I mean, what do you do when your actions started a chain reaction that ultimately, in part, led to a priority piece of legislation designed to protect children from being groomed by adults? How do you navigate that in conversations with lawmakers?

A bit of light

I lasted roughly a combined 57 minutes in Frankfort before driving back to Louisville to lock in for a big announcement from the Kentucky Student Voice Team: A year after suing the state for failing to provide the adequate and equitable public education they’re owed under the state Constitution, the students wrote a book about the whole thing.

In a nearly hour-long Q&A with the students, their advocates and me tagging along, the students explained basically the book is them writing out their lived experiences behind their legal complaint, putting that complaint into more conversational language (the complaint, mind you, was lowkey a book itself), and discussing more of their work around the topic and also how students and teachers in their lives reacted to the lawsuit.

The book is called Why Kentucky Students Are Suing the State: Classrooms, Courts and the Constitution and you can find a link to buy here.

As for the lawsuit, one of their lawyers told me on the call that the state had filed a motion to dismiss the lawsuit last year, they argued about it in the spring, and they still haven’t gotten a ruling on that.

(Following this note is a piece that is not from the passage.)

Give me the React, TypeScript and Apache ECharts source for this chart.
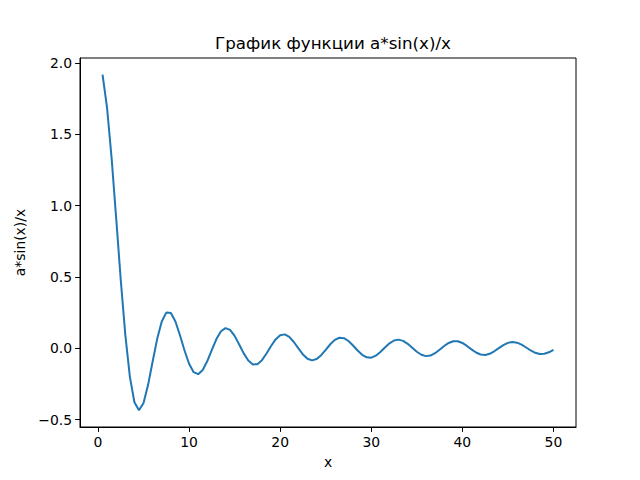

So, stay tuned on that — any rulings and subsequent legal arguments could have major implications on how Kentucky funds schools, and it is a budget year.

Oh, right, the JCPS budget situation

I love that my brand is so strong that multiple people contacted me last night, in hopes that — despite being off the education beat for 3.5 years — I would maybe have a leaked copy of JCPS’ proposed budget cuts.

I fear I actually had no clue those were coming out. I apologize.

The district released the draft budget earlier today, and all I can say is yikes. Jess Clark at KyCIR has a solid breakdown of the proposed cuts and how they were rolled/leaked out here.